Ask a number of students and academics how their university is engaging with internationalisation and you’ll probably get a bunch of different answers.

globe (photo by jorgencarling)

Alex Bols has written about the meaning(s) of internationalisation for universities. He brings up something he heard more than ten years’ ago:

“Just because a university has international students does not make it an international university.”

But what is globalisation? As Bols heard, globalisation goes far beyond geography. A good definition comes from a Guardian book, “Going Global: Key Questions for the 21st Century” by Michael Moynagh and Richard Worsley:

“We define globalisation as the world becoming more interdependent and integrated.” [p.1]

Moynagh and Worsley state that networks are multiplying, relationships are stretching, and human contact is intensifying.

The book was published in 2008. In the years since then, these three factors appear to hold true. Technology allows human connections to occur regardless of our location.

We have long been able to pick up a phone and call someone on the other side of the world. But the ease, casual nature, and low cost of contact is a much bigger driving force. For better or worse, our access to the world fits in our pocket, rests on our glasses, and may soon appear on a contact lens.

Back to Moynagh and Worsley:

“The important results is that spheres of life are emerging over and above geography. For part of their lives, people are beginning to inhabit a world that is not bound by territory.
[...]
“A world above the world is emerging, but people are still rooted in the world below. The interaction of the two is what counts.” [pp.2 & 4]

Be it a branch campus, an online course, or a virtual book-reading club, the possibilities are right before us and continuing to emerge. Welcome to the global digital tribe.

The buck doesn’t stop at connecting. Careful understanding of variables is necessary for the most effective engagement.

That’s not to say we have an easy time understanding these variables. If the meaning of terms like internationalisation and globalisation comes under much discussion and misunderstanding, there’s a long way to go before a collective confidence can be applied to communication. Indeed, communication on a local level can be enough to cause a headache.

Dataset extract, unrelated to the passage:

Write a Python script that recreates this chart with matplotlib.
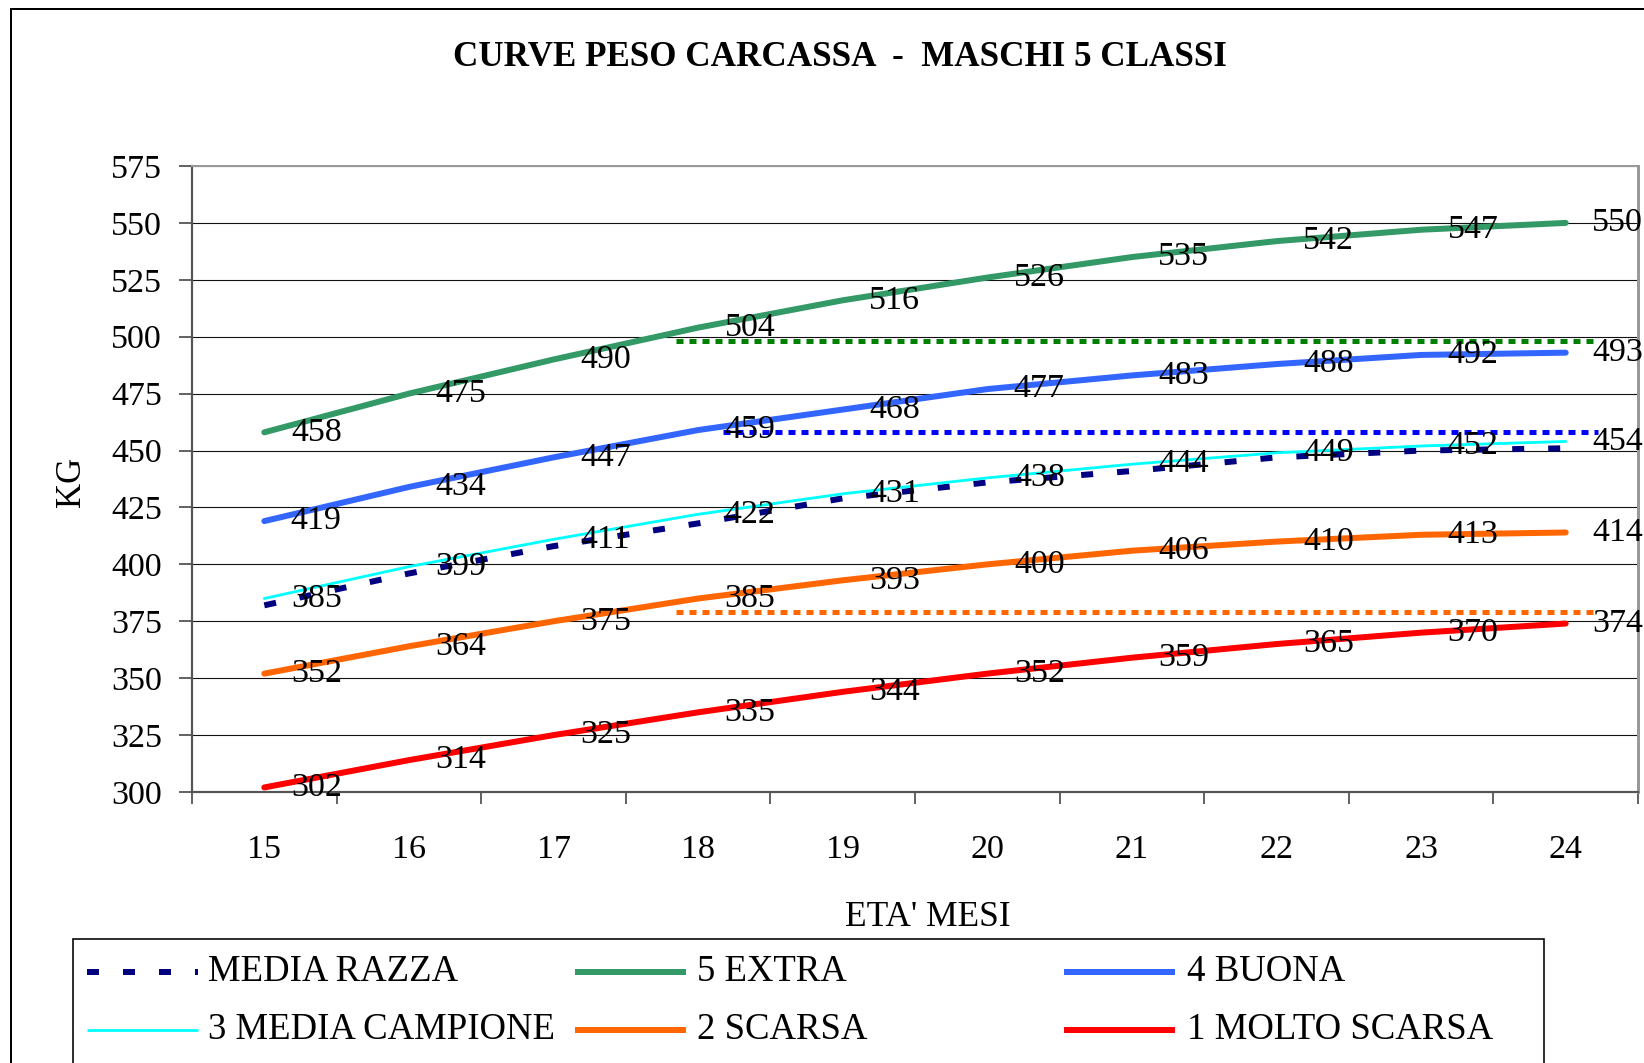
import numpy as np
import matplotlib
matplotlib.use("Agg")
import matplotlib.pyplot as plt
from matplotlib.lines import Line2D
from matplotlib.patches import Rectangle

# ---------------- data ----------------
months = [15, 16, 17, 18, 19, 20, 21, 22, 23, 24]
media_razza = [382, 396, 408, 418, 429, 436, 441, 447, 450, 451]
extra = [458, 475, 490, 504, 516, 526, 535, 542, 547, 550]
buona = [419, 434, 447, 459, 468, 477, 483, 488, 492, 493]
media_campione = [385, 399, 411, 422, 431, 438, 444, 449, 452, 454]
scarsa = [352, 364, 375, 385, 393, 400, 406, 410, 413, 414]
molto_scarsa = [302, 314, 325, 335, 344, 352, 359, 365, 370, 374]

# horizontal dotted reference levels (kg) and their extent (category index)
ref_levels = [498, 458, 379]
ref_start = [2.85, 3.17, 2.85]
ref_end = [9.22, 9.22, 9.22]

y_ticks = [300, 325, 350, 375, 400, 425, 450, 475, 500, 525, 550, 575]

series_names = ["MEDIA RAZZA", "5 EXTRA", "4 BUONA", "3 MEDIA CAMPIONE",
                "2 SCARSA", "1 MOLTO SCARSA"]

# ---------------- style ----------------
W, H = 1644, 1063
PX = 72.0 / 100.0  # points per pixel
FONT = "Liberation Serif"
plt.rcParams["font.family"] = [FONT, "DejaVu Serif"]

C_RAZZA = "#000080"
C_EXTRA = "#339966"
C_BUONA = "#3366FF"
C_CAMP = "#00FFFF"
C_SCARSA = "#FF6600"
C_MOLTO = "#FF0000"
ref_colors = ["#008000", "#0000FF", "#FF6600"]

LW = 6 * PX
razza_style = dict(color=C_RAZZA, lw=LW, dashes=(2.0, 4.0), dash_capstyle="butt")
solid_styles = [
    dict(color=C_EXTRA, lw=LW, solid_capstyle="round"),
    dict(color=C_BUONA, lw=LW, solid_capstyle="round"),
    dict(color=C_CAMP, lw=2.8 * PX, solid_capstyle="round"),
    dict(color=C_SCARSA, lw=LW, solid_capstyle="round"),
    dict(color=C_MOLTO, lw=LW, solid_capstyle="round"),
]
solid_data = [extra, buona, media_campione, scarsa, molto_scarsa]

fig = plt.figure(figsize=(W / 100, H / 100), dpi=100)
fig.patch.set_facecolor("white")

def fx(px):
    return px / W

def fy(py):
    return 1 - py / H

ax = fig.add_axes([fx(192), fy(792), (1638 - 192) / W, (792 - 166) / H])
x = np.arange(len(months))

# grid
ax.set_axisbelow(True)
ax.yaxis.grid(True, color="#111111", lw=1.1 * PX)

# reference dotted lines
for lev, x0, x1, c in zip(ref_levels, ref_start, ref_end, ref_colors):
    ax.hlines(lev, x0, x1, colors=c, lw=5 * PX, linestyles=(0, (1.4, 1.2)), zorder=3)

# series
ax.plot(x, media_razza, zorder=4, **razza_style)
for vals, st in zip(solid_data, solid_styles):
    ax.plot(x, vals, zorder=5, **st)
    for i, v in enumerate(vals):
        ax.annotate(str(v), xy=(x[i], v), xytext=(52 * PX, 0),
                    textcoords="offset points", ha="center", va="center",
                    fontsize=24.5, family=FONT, color="black", zorder=6,
                    annotation_clip=False)

ax.set_xlim(-0.5, len(months) - 0.5)
ax.set_ylim(y_ticks[0], y_ticks[-1])

# axes ticks
ax.set_xticks(np.arange(-0.5, len(months), 1.0))
ax.set_xticklabels([])
ax.set_xticks(x, minor=True)
ax.set_xticklabels([str(m) for m in months], minor=True)
ax.tick_params(axis="x", which="major", direction="out", length=12 * PX,
               width=1.5 * PX, color="#333333")
ax.tick_params(axis="x", which="minor", length=0, pad=42 * PX,
               labelsize=24.5)
ax.set_yticks(y_ticks)
ax.set_yticklabels([str(t) for t in y_ticks])
ax.tick_params(axis="y", direction="out", length=13 * PX, width=1.5 * PX,
               color="#333333", pad=17 * PX, labelsize=24.5)

for s in ["left", "bottom"]:
    ax.spines[s].set_color("#555555")
    ax.spines[s].set_linewidth(2.2 * PX)
ax.spines["top"].set_color("#999999")
ax.spines["top"].set_linewidth(2 * PX)
ax.spines["right"].set_color("#999999")
ax.spines["right"].set_linewidth(3 * PX)

# titles / axis labels
fig.text(fx(840), fy(57), "CURVE PESO CARCASSA  -  MASCHI 5 CLASSI",
         ha="center", va="center", fontsize=25.2, weight="bold", family=FONT)
fig.text(fx(71), fy(482), "KG", rotation=90, ha="center", va="center",
         fontsize=25, family=FONT)
fig.text(fx(928), fy(918), "ETA' MESI", ha="center", va="center",
         fontsize=25.5, family=FONT)

# outer chart border
fig.add_artist(Rectangle((fx(11), -0.1), 2.0, fy(9) + 0.1, transform=fig.transFigure,
                         fill=False, ec="black", lw=2 * PX))

# legend box (manual, Excel-like even columns)
fig.add_artist(Rectangle((fx(73), fy(1100)), (1544 - 73) / W, (1100 - 939) / H,
                         transform=fig.transFigure, fill=False, ec="black",
                         lw=1.6 * PX))
leg_styles = [razza_style] + solid_styles
col_handle_x = [87, 575, 1064]
col_text_x = [208, 697, 1187]
row_y = [972, 1030]
hlen = 111
for k, (name, st) in enumerate(zip(series_names, leg_styles)):
    r, c = divmod(k, 3)
    yy = fy(row_y[r])
    st2 = dict(st)
    if "solid_capstyle" in st2:
        st2["solid_capstyle"] = "butt"
    fig.add_artist(Line2D([fx(col_handle_x[c]), fx(col_handle_x[c] + hlen)], [yy, yy],
                          transform=fig.transFigure, **st2))
    fig.text(fx(col_text_x[c]), yy, name, ha="left", va="center",
             fontsize=26.5, family=FONT)

fig.savefig("out.png", dpi=100)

No wonder Alex Bols feels that “internationalisation is a multi-faceted phenomenon”. We have always been diverse, but that diversity is ever more apparent. This is an opportunity to embrace and engage at a deeper level. As Bols states:

“To me, internationalisation evokes a near-infinite set of possibilities and opportunities for cross-pollination between people from different backgrounds.”

What do the terms internationalisation and globalisation mean to you?

One comment

  1. Globalisation may seem somehow scary from each country’s economy point of view (e.g. jobs sent abroad from developed countries to less developed countries) but I hope it will eventually mean a world without borders, a world “that is not bound by territory.” And most importantly, I hope it would make peace in the world. But the road to that is long and hard. Besides, there are religious frontiers, which may be more dangerous and difficult to remove than the geographical borders. Peace and cooperation are necessary in a globalised world.